Mr. Einhorn estimates the dividend stock could trade between $17 and $22 and the remaining stock could trade at $26 to $28, according to people familiar with the plan.

At those levels, the stock gains could total between $12 billion and $38 billion.

"We don't know if there will be market demand and liquidity for the proposed securities," said GM spokeswoman Joanne Krell. She said Mr. Einhorn's proposed setup could endanger its investment-grade credit rating, among other risks.

Mr. Einhorn has made a career pushing what he sees as misunderstood stories on Wall Street, arguing that Lehman Brothers Holdings Inc. was overvalued months before its collapse and successfully pushing Apple Inc. (AAPL) to implement a $100 billion capital return plan.

His campaign comes just two years after GM fended off a proxy fight led by a group of hedge funds and Harry J. Wilson, an Obama administration official who ushered GM through bankruptcy in 2009.

GM responded with a $5 billion stock buyback plan. It also detailed to investors the return it expected on its own spending, tying executive compensation to return on invested capital, a favorite metric of hedge funds and other investors. GM said that above a $20 billion cushion, it would return to shareholders any cash that it couldn't put to work for at least a 20% return.

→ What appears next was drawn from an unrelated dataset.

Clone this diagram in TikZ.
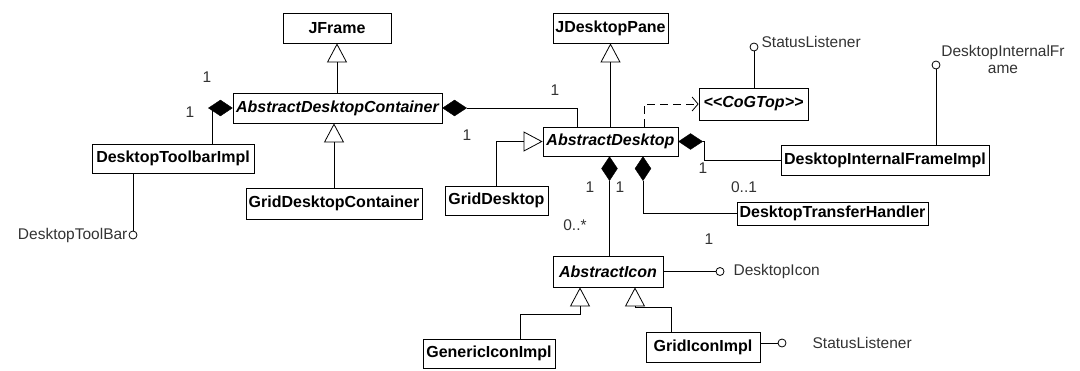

The moves persuaded the investors, a group that included Appaloosa Management LP and Hayman Capital Management LP, to drop their push to add Mr. Wilson to GM's board.

Despite GM's healthy results in recent years, investors are cautious as U.S. vehicle sales show signs of peaking. Analysts say they want to see evidence that GM can remain solidly profitable in the next market downturn.

GM has said it has positioned the business to remain profitable even if U.S. industry sales fall below 11 million light vehicles from the 17.5 million sold last year. Most forecasts show sales remaining in the 16 million to 17 million range for the next several years.